This morning I caught myself calling Maureen "Mommy's special girl." I'm sure I've said it to her before, but today it made me think about the word "special." My infant daughter has a very pleasant disposition, but it's not like she's walking at 14 weeks or sporting an extra appendage. As far as babies go Mo is an average gal. That she is a baby and I like her, that is what makes her special to me. I mean, of course, I love her; but I have been pleasantly surprised by how much I like her. I didn't expect it since I don't care so much for other people's babies. (Except if you're reading this: I like YOUR baby.)
The word "special" gets tossed around so much it loses meaning. I like to think it should describe something or someone that is truly unique, exceptional, distinctive, or extraordinary. (It's like granite counter tops. When everyone's home has them, they are no longer a luxurious upgrade. "Luxury" implies scarcity.) I was adopted as an infant. My parents never made a secret of this. But when I was very little and asked them what that meant, they told me it meant that I was special. Which is a nice explanation to give a child--and it happens to be the correct usage of the word.
And because they never made a secret about my origins, I didn't either in the way that only a child can announce potentially uncomfortable family information in public --
Nice old lady: You look just like your father.
Little me: That's hilarious because I was adopted!
What Dad heard little me say: I don't look anything like him because my parents were barren, and I am the product of someone else's youthful indiscretion.
Such honesty is refreshing, no?
For several years during elementary school I went to the Musgroves in the morning and afternoon. There were several of us kids about the same age that went there. One day after school Kristin said her parents told her she was special. Maybe she got 100% on a spelling test or learned to tie her own shoes or something. I don't remember the context clearly, only what I did next.
Special, you say? They said you were special? Hmm. Let's examine the evidence. Do you have any supernatural abilities? No. Are you unusually smart or clever? No. Are you stunningly attractive? No. Are you fantastically talented at music or sports? No. Do men want you and women want to be you? Nah. Were you adopted, too? Nope.

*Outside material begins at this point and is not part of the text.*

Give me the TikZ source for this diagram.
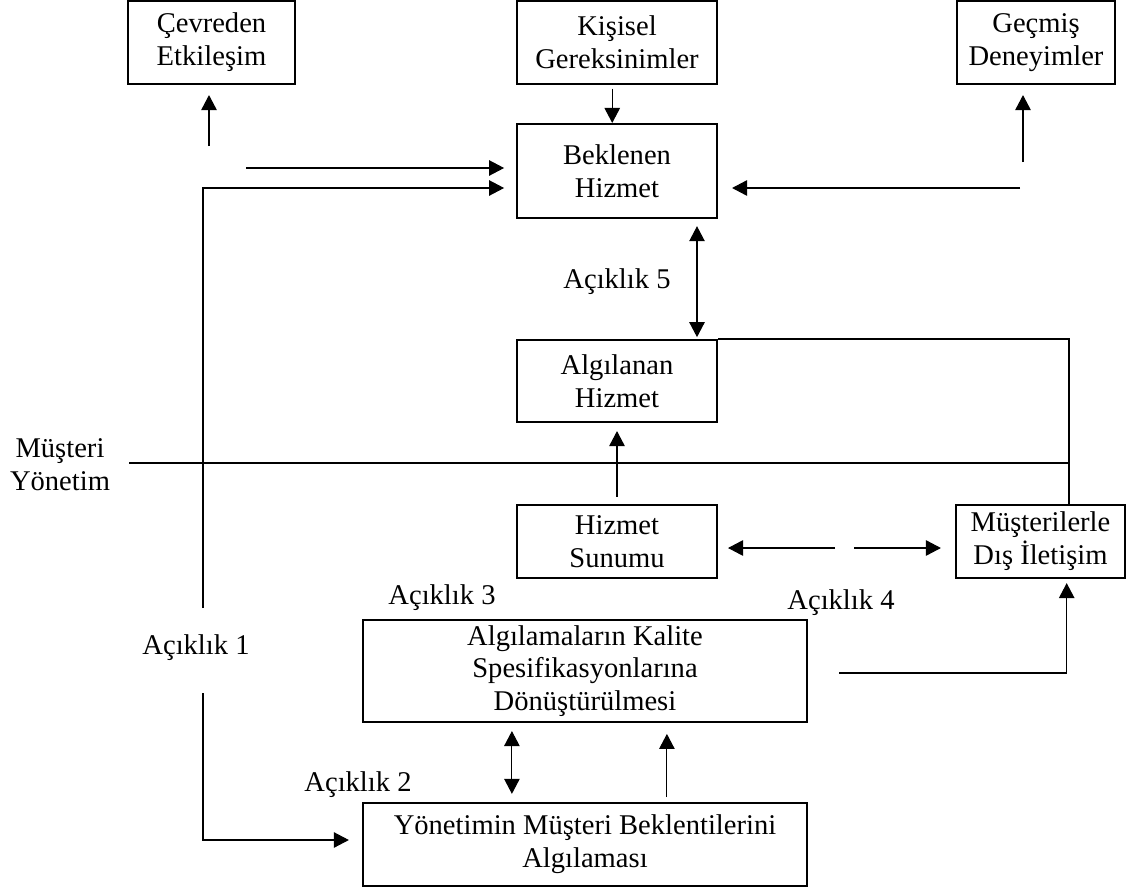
\documentclass[tikz,border=0pt]{standalone}
\usepackage{fontspec}
\setmainfont{Liberation Serif}
\usetikzlibrary{arrows.meta}
\tikzset{
  kutu/.style   = {draw,line width=0.85pt,align=center,inner sep=0pt,font=\fontsize{12}{13.8}\selectfont},
  etiket/.style = {align=center,inner sep=0pt,font=\fontsize{12}{13.8}\selectfont},
  ok/.style     = {-{Triangle[length=6.3pt,width=6.5pt]},line width=0.45pt},
  ciftok/.style = {{Triangle[length=6.3pt,width=6.5pt]}-{Triangle[length=6.3pt,width=6.5pt]},line width=0.45pt},
  cizgi/.style  = {line width=0.85pt}
}

\begin{document}
\begin{tikzpicture}[x=0.42pt,y=-0.42pt]
  \useasboundingbox (0,0) rectangle (1133,892);
  % kutular
  \node[kutu,minimum width=70pt,minimum height=34.9pt]   (cevre)   at (211.5,42.5) {Çevreden\\Etkileşim};
  \node[kutu,minimum width=84pt,minimum height=34.9pt]   (kisisel) at (617,42.5)   {Kişisel\\Gereksinimler};
  \node[kutu,minimum width=66.4pt,minimum height=34.9pt] (gecmis)  at (1036,42.5)  {Geçmiş\\Deneyimler};
  \node[kutu,minimum width=84pt,minimum height=39.5pt]   (bekle)   at (617,171)    {Beklenen\\Hizmet};
  \node[kutu,minimum width=84pt,minimum height=34.4pt]   (algi)    at (617,381)    {Algılanan\\Hizmet};
  \node[kutu,minimum width=84pt,minimum height=30.7pt]   (sunum)   at (617,541.5)  {Hizmet\\Sunumu};
  \node[kutu,minimum width=71pt,minimum height=30.7pt]   (dis)     at (1040.5,541.5) {Müşterilerle\\Dış İletişim};
  \node[kutu,minimum width=186.5pt,minimum height=42.8pt] (kalite) at (585,671)    {Algılamaların Kalite\\Spesifikasyonlarına\\Dönüştürülmesi};
  \node[kutu,minimum width=186.5pt,minimum height=34.9pt] (yonetim) at (585,844.5) {Yönetimin Müşteri Beklentilerini\\Algılaması};
  % etiketler
  \node[etiket] (acik5) at (617,282) {Açıklık 5};
  \node[etiket] (taraf) at (60,465)  {Müşteri\\Yönetim};
  \node[etiket] (acik3) at (442,598) {Açıklık 3};
  \node[etiket] (acik4) at (841,603) {Açıklık 4};
  \node[etiket] (acik1) at (196,648) {Açıklık 1};
  \node[etiket] (acik2) at (358,785) {Açıklık 2};
  % ust bolum
  \coordinate (c1) at (209,146);
  \draw[ok,shorten >=4.2pt] (c1) -- (c1 |- cevre.south);
  \coordinate (e1) at (246,168);
  \draw[ok,shorten >=5pt] (e1) -- (e1 -| bekle.west);
  \coordinate (a1) at (203,608);
  \coordinate (a2) at (203,188);
  \draw[ok,shorten >=5pt] (a1) -- (a2) -- (a2 -| bekle.west);
  \draw[ok,shorten <=1.5pt] ([xshift=-2pt]kisisel.south) -- ([xshift=-2pt]bekle.north);
  \coordinate (g1) at (1023,162);
  \draw[ok,shorten >=4.2pt] (g1) -- (g1 |- gecmis.south);
  \coordinate (g2) at (1020,188);
  \draw[ok,shorten >=5.9pt] (g2) -- (g2 -| bekle.east);
  \draw[ciftok,shorten <=3pt,shorten >=0.8pt] ([xshift=33.6pt]bekle.south) -- ([xshift=33.6pt]algi.north);
  % musteri / yonetim siniri
  \coordinate (r1) at ([xshift=12pt]dis.north);
  \draw[cizgi] (algi.north east) -| (r1);
  \coordinate (s1) at (129,463);
  \draw[cizgi] (s1) -- (s1 -| r1);
  \draw[ok,shorten <=3pt,shorten >=3.4pt] (sunum.north) -- (algi.south);
  % acik 4
  \coordinate (d1) at (835,548);
  \coordinate (d2) at (854,548);
  \draw[ok,shorten >=4.2pt] (d1) -- (d1 -| sunum.east);
  \draw[ok,shorten >=5.9pt] (d2) -- (d2 -| dis.west);
  \coordinate (k1) at (839,673);
  \draw[ok,shorten >=1.7pt] (k1) -| ([xshift=11pt]dis.south);
  % alt bolum
  \coordinate (b1) at (203,693);
  \coordinate (b2) at (203,840);
  \draw[ok,shorten >=5.5pt] (b1) -- (b2) -- (b2 -| yonetim.west);
  \draw[ciftok,shorten <=3.4pt,shorten >=3.4pt] ([xshift=-30.7pt]kalite.south) -- ([xshift=-30.7pt]yonetim.north);
  \draw[ok,shorten <=2pt,shorten >=4.6pt] ([xshift=34.4pt]yonetim.north) -- ([xshift=34.4pt]kalite.south);
\end{tikzpicture}
\end{document}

Yeah, that's right. I grilled her. And then I announced to her and all the other little kids that, upon review, Kristin was NOT SPECIAL. They protested that she was but failed to produce any compelling arguments in her favor. I would not relent. I explained that she simply didn't make the grade. So she started crying and ran up the driveway to tattle on me. Kristin was an exceptional crybaby. In that sense, she was special. Then I was made to apologize and tell her that yes, she was special, which I did through gritted teeth because I knew it wasn't true. I explained this all to Mom on the drive home.
So the life lesson I learned was sometimes you have to lie to the dummies and tell them they are special, too, or else they will get a complex and run crying to the babysitter. Oh, and the importance of precise word choice.